Our region was hit hard and the once thriving shipbuilding and coal industries never fully recovered from the slump they experienced in the late 1920’s. Large parts of the industrial Northeast suffered great hardship.
And in the middle of the decade there were more problems as the country was gripped by widespread industrial action as hard-pressed workers and their families, suffering from deteriorating living conditions, were stretched to the breaking point. There were two police strikes, a nationwide rail strike, two nationwide coal strikes, a two-month shipbuilding strike, a two-month engineering strike, and the nine-day general strike that saw nearly two million workers walk out.
But beyond the gloom, there was something positive to be found. For some, this was the decade of “bright young things,” jazz, and new, daring fashions. At home, some families bought basic wireless equipment while John Logie Baird founded Britain’s first television station in 1924.
Young people might be going to the local dance halls, and by the end of the decade the first ‘talkies’ had arrived in Tyneside’s cinemas, although in 1929 our sister publication The Journal declared that this new form of cinematic entertainment was ‘like roller-skating, a phase of entertainment , which will be short-lived”.

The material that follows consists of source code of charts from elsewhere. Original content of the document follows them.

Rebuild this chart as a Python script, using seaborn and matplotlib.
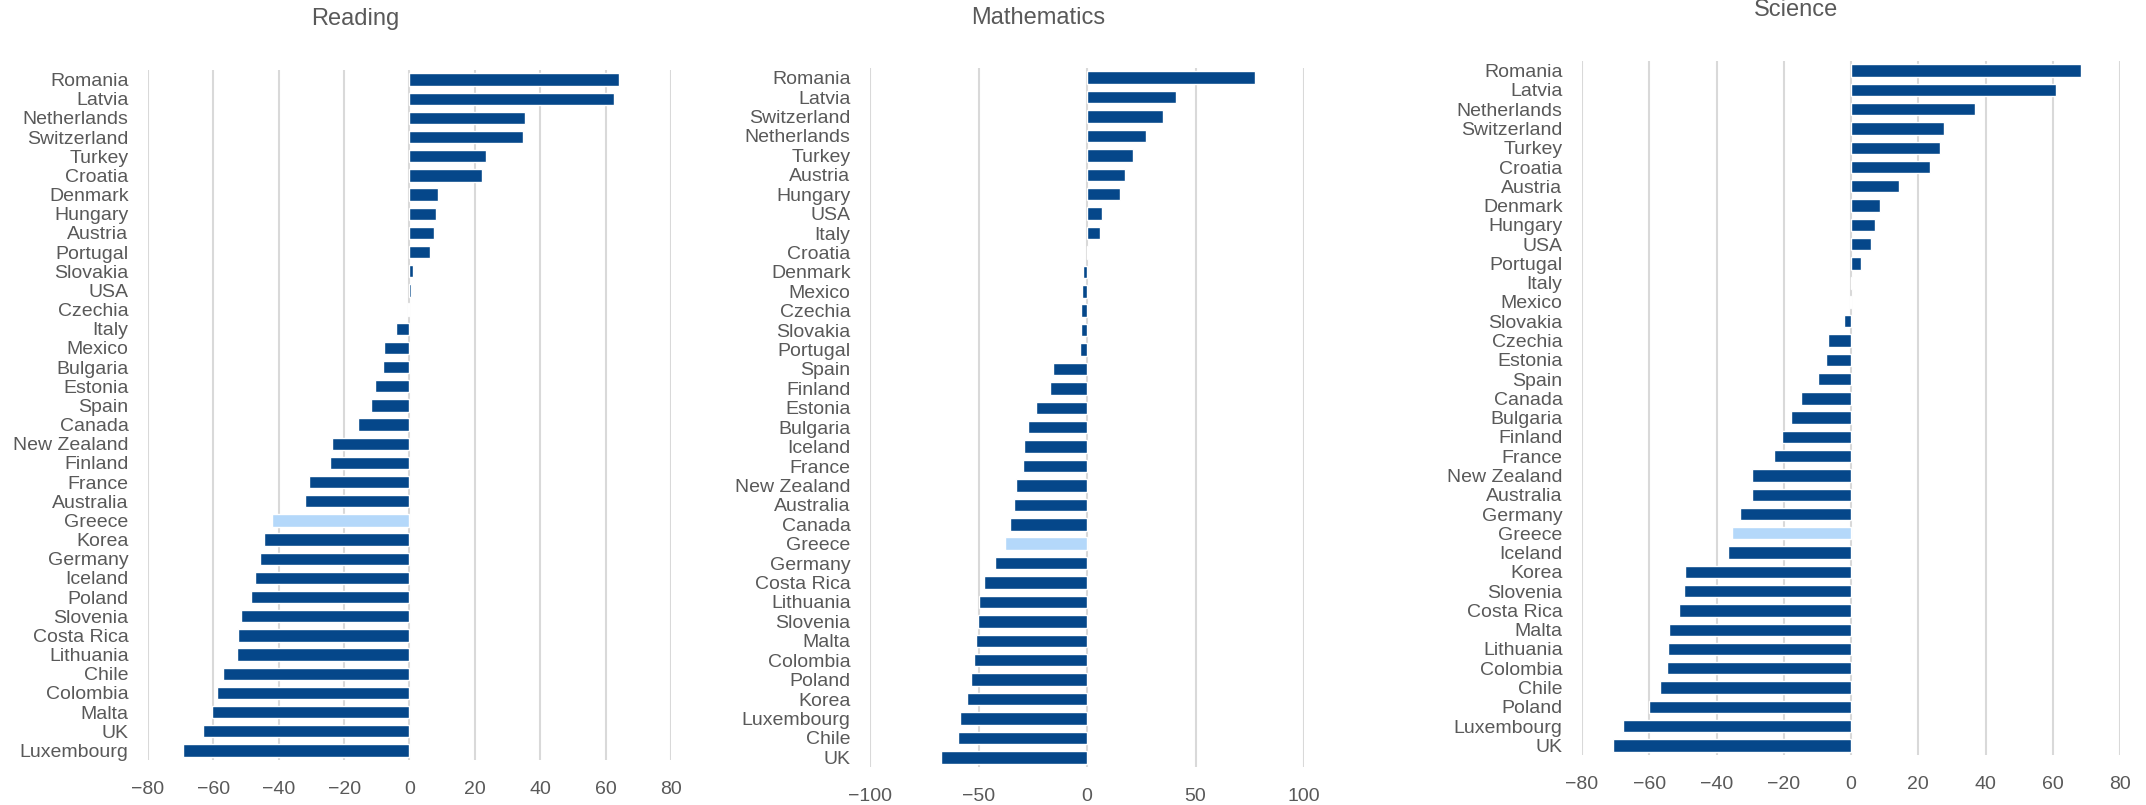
import matplotlib
matplotlib.use("Agg")
import matplotlib.pyplot as plt
import seaborn as sns

# Change in score per country, top-to-bottom as shown in each panel
reading_countries = ["Romania", "Latvia", "Netherlands", "Switzerland", "Turkey", "Croatia",
                     "Denmark", "Hungary", "Austria", "Portugal", "Slovakia", "USA", "Czechia",
                     "Italy", "Mexico", "Bulgaria", "Estonia", "Spain", "Canada", "New Zealand",
                     "Finland", "France", "Australia", "Greece", "Korea", "Germany", "Iceland",
                     "Poland", "Slovenia", "Costa Rica", "Lithuania", "Chile", "Colombia",
                     "Malta", "UK", "Luxembourg"]
reading_values = [64.0, 62.7, 35.4, 34.6, 23.4, 22.2, 8.7, 8.2, 7.4, 6.4, 1.0, 0.5, -0.6,
                  -4.0, -7.9, -8.2, -10.5, -11.7, -15.8, -23.7, -24.3, -30.7, -32.0, -42.0,
                  -44.6, -45.8, -47.3, -48.5, -51.4, -52.5, -52.7, -57.0, -58.9, -60.4,
                  -63.1, -69.2]

math_countries = ["Romania", "Latvia", "Switzerland", "Netherlands", "Turkey", "Austria",
                  "Hungary", "USA", "Italy", "Croatia", "Denmark", "Mexico", "Czechia",
                  "Slovakia", "Portugal", "Spain", "Finland", "Estonia", "Bulgaria", "Iceland",
                  "France", "New Zealand", "Australia", "Canada", "Greece", "Germany",
                  "Costa Rica", "Lithuania", "Slovenia", "Malta", "Colombia", "Poland",
                  "Korea", "Luxembourg", "Chile", "UK"]
math_values = [77.4, 41.2, 34.8, 27.0, 21.0, 17.5, 15.2, 6.8, 5.8, 0.3, -1.9, -2.1, -2.7,
               -2.9, -3.3, -15.6, -17.1, -23.3, -27.2, -29.2, -29.6, -32.7, -33.5, -35.6,
               -37.7, -42.4, -47.3, -49.8, -50.2, -51.2, -52.1, -53.3, -55.3, -58.6,
               -59.5, -67.1]

science_countries = ["Romania", "Latvia", "Netherlands", "Switzerland", "Turkey", "Croatia",
                     "Austria", "Denmark", "Hungary", "USA", "Portugal", "Italy", "Mexico",
                     "Slovakia", "Czechia", "Estonia", "Spain", "Canada", "Bulgaria",
                     "Finland", "France", "New Zealand", "Australia", "Germany", "Greece",
                     "Iceland", "Korea", "Slovenia", "Costa Rica", "Malta", "Lithuania",
                     "Colombia", "Chile", "Poland", "Luxembourg", "UK"]
science_values = [68.3, 60.9, 37.0, 27.6, 26.5, 23.6, 14.4, 8.5, 7.1, 5.8, 3.0, 0.4, -0.3,
                  -2.1, -6.9, -7.3, -9.9, -14.8, -17.7, -20.6, -22.9, -29.3, -29.5, -33.0,
                  -35.3, -36.7, -49.4, -49.8, -51.3, -54.2, -54.3, -54.6, -56.8, -60.0,
                  -67.9, -70.7]

DARK = "#05478A"
LIGHT = "#B4D8FA"
TEXT = "#595959"
GRID = "#D9D9D9"

sns.set_theme(style="white")
plt.rcParams["font.family"] = ["Liberation Sans", "DejaVu Sans"]

W, H = 2146, 805
fig = plt.figure(figsize=(W / 100, H / 100), dpi=100)


def px_axes(left, right, top, bottom):
    return fig.add_axes([left / W, (H - bottom) / H, (right - left) / W, (bottom - top) / H])


panels = [
    ("Reading", reading_countries, reading_values, (148, 671, 70, 760), (-80, 80), 20, (355, 19)),
    ("Mathematics", math_countries, math_values, (870, 1304, 68, 767), (-100, 100), 50, (1038, 18)),
    ("Science", science_countries, science_values, (1582, 2120, 61, 755), (-80, 80), 20, (1796, 10)),
]

for title, countries, values, box, xlim, step, tpos in panels:
    ax = px_axes(*box)
    pal = {c: (LIGHT if c == "Greece" else DARK) for c in countries}
    sns.barplot(x=values, y=countries, hue=countries, palette=pal, legend=False,
                orient="h", width=0.64, ax=ax, saturation=1)
    ax.set_xlim(*xlim)
    ax.set_xticks(range(xlim[0], xlim[1] + 1, step))
    ax.set_axisbelow(True)
    ax.grid(axis="x", color=GRID, linewidth=1.5)
    ax.grid(axis="y", visible=False)
    for s in ax.spines.values():
        s.set_visible(False)
    ax.tick_params(axis="both", length=0, labelsize=14, labelcolor=TEXT)
    ax.tick_params(axis="x", pad=15)
    ax.tick_params(axis="y", pad=14)
    ax.set_xlabel("")
    ax.set_ylabel("")
    fig.text(tpos[0] / W, 1 - tpos[1] / H, title, ha="center", va="center",
             fontsize=17, color=TEXT)

fig.savefig("out.png", dpi=100, facecolor="white")
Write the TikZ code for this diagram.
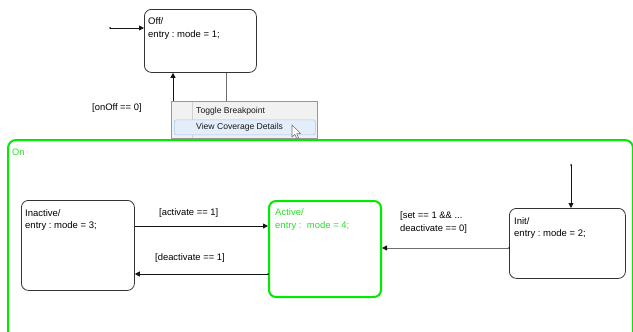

Those were some notable events here in the Northeast in the 1920’s. The region received a distinctive new physical symbol in the form of the New Tyne Bridge (to give it its full title), opened by King George V in 1928.
In terms of sport, Newcastle United won the FA Cup for the second time in 1924. Three years later they won their fourth and last championship title to date. Fittingly, fans could celebrate with the newly produced Newcastle Brown Ale, which was first brewed in the same year.
In 1929, the huge North East Coast Exhibition at Newcastle’s Exhibition Park was designed to showcase the region’s industrial talent and energy at a time of economic hardship. But just days after the exhibition closed, the Wall Street crash in New York unleashed a wave of global economic chaos that would lead to a multitude of troubles in the next troubled decade—the 1930s.